begin Data provided

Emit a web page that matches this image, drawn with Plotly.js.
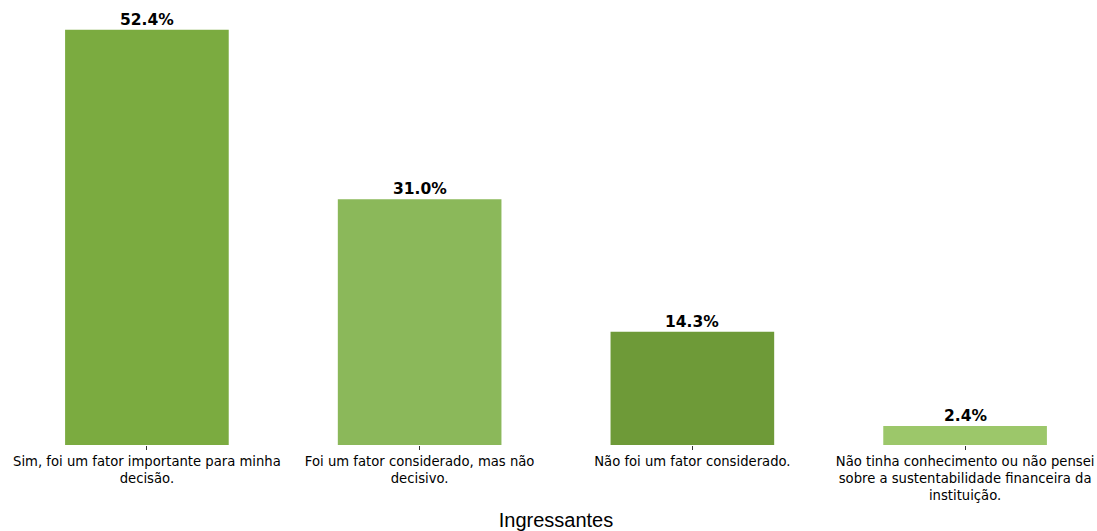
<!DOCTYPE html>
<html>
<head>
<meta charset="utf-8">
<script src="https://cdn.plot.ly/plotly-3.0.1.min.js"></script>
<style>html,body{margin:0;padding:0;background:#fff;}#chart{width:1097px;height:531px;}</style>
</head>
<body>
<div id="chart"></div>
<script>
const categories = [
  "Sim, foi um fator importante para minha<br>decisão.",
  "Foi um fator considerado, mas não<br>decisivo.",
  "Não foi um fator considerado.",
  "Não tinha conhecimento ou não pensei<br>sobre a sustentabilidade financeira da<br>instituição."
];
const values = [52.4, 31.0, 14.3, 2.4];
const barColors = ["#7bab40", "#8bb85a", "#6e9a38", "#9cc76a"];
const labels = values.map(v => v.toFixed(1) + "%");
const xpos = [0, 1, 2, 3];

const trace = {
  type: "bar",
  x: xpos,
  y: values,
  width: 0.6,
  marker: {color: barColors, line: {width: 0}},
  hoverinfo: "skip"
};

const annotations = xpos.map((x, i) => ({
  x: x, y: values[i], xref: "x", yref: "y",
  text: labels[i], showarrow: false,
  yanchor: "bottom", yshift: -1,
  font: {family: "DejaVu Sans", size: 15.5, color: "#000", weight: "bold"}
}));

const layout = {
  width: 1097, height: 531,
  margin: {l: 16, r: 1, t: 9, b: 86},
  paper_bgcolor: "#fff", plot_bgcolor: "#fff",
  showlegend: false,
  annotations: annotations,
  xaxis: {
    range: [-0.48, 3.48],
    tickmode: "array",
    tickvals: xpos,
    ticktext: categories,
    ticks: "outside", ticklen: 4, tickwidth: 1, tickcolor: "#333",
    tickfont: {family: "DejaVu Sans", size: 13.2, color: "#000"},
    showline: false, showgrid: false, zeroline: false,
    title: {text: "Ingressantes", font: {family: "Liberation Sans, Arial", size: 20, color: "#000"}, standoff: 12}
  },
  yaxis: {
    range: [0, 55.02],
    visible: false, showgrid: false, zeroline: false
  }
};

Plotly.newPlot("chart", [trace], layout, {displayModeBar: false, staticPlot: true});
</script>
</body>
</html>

end Data provided

**Problem to solve**
Omit every picture, then reproduce the rest of the listing exactly.

**Written solution**
Emit a web page that matches this image, drawn with Plotly.js.
<!DOCTYPE html>
<html>
<head>
<meta charset="utf-8">
<script src="https://cdn.plot.ly/plotly-3.0.1.min.js"></script>
<style>html,body{margin:0;padding:0;background:#fff;}#chart{width:1097px;height:531px;}</style>
</head>
<body>
<div id="chart"></div>
<script>
const categories = [
  "Sim, foi um fator importante para minha<br>decisão.",
  "Foi um fator considerado, mas não<br>decisivo.",
  "Não foi um fator considerado.",
  "Não tinha conhecimento ou não pensei<br>sobre a sustentabilidade financeira da<br>instituição."
];
const values = [52.4, 31.0, 14.3, 2.4];
const barColors = ["#7bab40", "#8bb85a", "#6e9a38", "#9cc76a"];
const labels = values.map(v => v.toFixed(1) + "%");
const xpos = [0, 1, 2, 3];

const trace = {
  type: "bar",
  x: xpos,
  y: values,
  width: 0.6,
  marker: {color: barColors, line: {width: 0}},
  hoverinfo: "skip"
};

const annotations = xpos.map((x, i) => ({
  x: x, y: values[i], xref: "x", yref: "y",
  text: labels[i], showarrow: false,
  yanchor: "bottom", yshift: -1,
  font: {family: "DejaVu Sans", size: 15.5, color: "#000", weight: "bold"}
}));

const layout = {
  width: 1097, height: 531,
  margin: {l: 16, r: 1, t: 9, b: 86},
  paper_bgcolor: "#fff", plot_bgcolor: "#fff",
  showlegend: false,
  annotations: annotations,
  xaxis: {
    range: [-0.48, 3.48],
    tickmode: "array",
    tickvals: xpos,
    ticktext: categories,
    ticks: "outside", ticklen: 4, tickwidth: 1, tickcolor: "#333",
    tickfont: {family: "DejaVu Sans", size: 13.2, color: "#000"},
    showline: false, showgrid: false, zeroline: false,
    title: {text: "Ingressantes", font: {family: "Liberation Sans, Arial", size: 20, color: "#000"}, standoff: 12}
  },
  yaxis: {
    range: [0, 55.02],
    visible: false, showgrid: false, zeroline: false
  }
};

Plotly.newPlot("chart", [trace], layout, {displayModeBar: false, staticPlot: true});
</script>
</body>
</html>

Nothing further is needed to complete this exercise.